Why does the BBC have an official policy on whether to play the original version of the Pogues and Kirsty MacColl’s “Fairytale of New York” or the 1992 version by the same artists, in which a homophobic slur is replaced with the words “you’re cheap and you’re haggard”?
The broadcaster has confirmed that Radio 1 will use the 1992 version (recorded by MacColl for Top of the Pops, which aired before the watershed), while Radio 2 will use the original 1987 version and on BBC 6Music, individual disc jockeys will decide which to play on a case-by-case basis.
It is bluntly unclear to me why this is the case. In the UK there is a well-established practice for adjudicating what is and isn’t “family-friendly” language: indeed, that is precisely why the 1992 recording exists. Ofcom, the regulator, receives complaints about language used on-air and investigates by conducting qualitative and quantitative research among representative samples of the population. Where the language concerns a particular group of people, a similar exercise also takes place – so the offensiveness of a series of terms about various Christian denominations would not be measured by researching only the concerns of the public as a whole, who are largely mystified by such terms, but also the concerns of those Christian groups.
Thanks to this process, we have a good idea of the majority position of the British people on the issue, and we are fortunate that there is a fairly high degree of consensus. Most people value the 9pm watershed – the cut-off time on television, before which offensive language, violent images and other scenes that may disturb or upset children or those who wish to avoid such material, cannot be shown – and find the use of offensive language on radio, a more intimate medium, more, not less offensive than on television.

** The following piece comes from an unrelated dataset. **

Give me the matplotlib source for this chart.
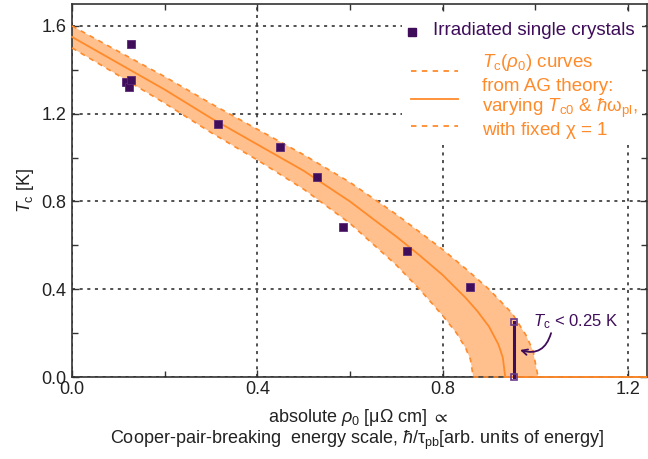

As a result, radio presenters and producers are urged to consider whether children may be listening, when making decisions such as selecting music.
This is what gives rise to the so-called “radio edit”: versions of songs in which words are either muted or replaced. For example, if you listen to Avril Lavigne’s “Happy Ending” on the radio, the word “shit” is edited out.
One of the other valuable tasks that Ofcom does is to produce a list of swear words, profanities and insults, and rank how audiences feel about them, from “milder words” to the “strongest words”. The slur in “Fairytale of New York” is consistently placed among “the strongest words” – alongside the C-word, the four-lettered F-word, the M-word (someone who has intimate physical relations with their mother) and the N-word.
Now, of course, you may be more comfortable with some of those words than others. Frankly there are some words on the “strongest words” list that I am wholly relaxed with: I have to admit the M-word always makes me giggle rather than wince. But what works and is valuable about Ofcom’s process is that it is not drawn from any one person or group of people working in broadcasting but through a serious, data-led investigation on what the average person thinks and feels when they hear certain words, and what they want from their broadcasters.
Now there are three coherent and respectable positions here. The first is for maximal free speech, which says people can value the watershed as much as they like, and they can favour a more cautious approach on radio, but that’s just tough. The second is to say that Ofcom’s process is a good way to appease the majority of people, who want to avoid their children, or themselves, coming into contact with slurs they do not wish for them to hear, without broadcasting executives, journalists or whoever having to play a game of “guess the strength of the slur”. The third is to say that the concerns of society as a whole are neither here nor there, and that Ofcom’s process should include only people within the affected groups. (On the latter, it might be difficult to find a focus group of people who are personally targeted by the M-word, but that is a question for another time.)
What is not a respectable position is to support Ofcom’s approach unless it’s a song you really like or a slur you aren’t particularly bothered by. The BBC does not, as far as I am aware, have a policy under which the use of the uncensored F-word in songs that are being played at a time that children may be listening, is prohibited on Radio 1, A-OK on Radio 2, and up to the discretion of presenters on 6Music. It seems to me that any interpretation of Ofcom’s guidance produces a clear answer on this topic: there is a recording by the same artist that does not use the offensive word in question, that version should be used on radio, regardless of the station.
During a recent row about the corporation’s use of certain words, I wrote that I was worried that the BBC was acting as if the N-word had magical properties. It used that particular word in a way it would not have used another profanity: broadcasting the N-word, in full, while quoting the words of a hit-and-run driver, when all the audience needed to know, pre-watershed, was that the attacker had explicitly identified the race of their victim.
Now the BBC is doing the same for “Fairytale of New York”. There is no reason to give greater latitude, or to announce a specific policy on this homophobic slur, than for any of the other words on Ofcom’s “strongest words” list. The BBC is not announcing a specific policy around songs featuring the M-word, or extending or announcing station-wide latitude on that issue, and the notion that this perennial entry on Ofcom’s strongest words list is any different strikes me as plainly and simply homophobic.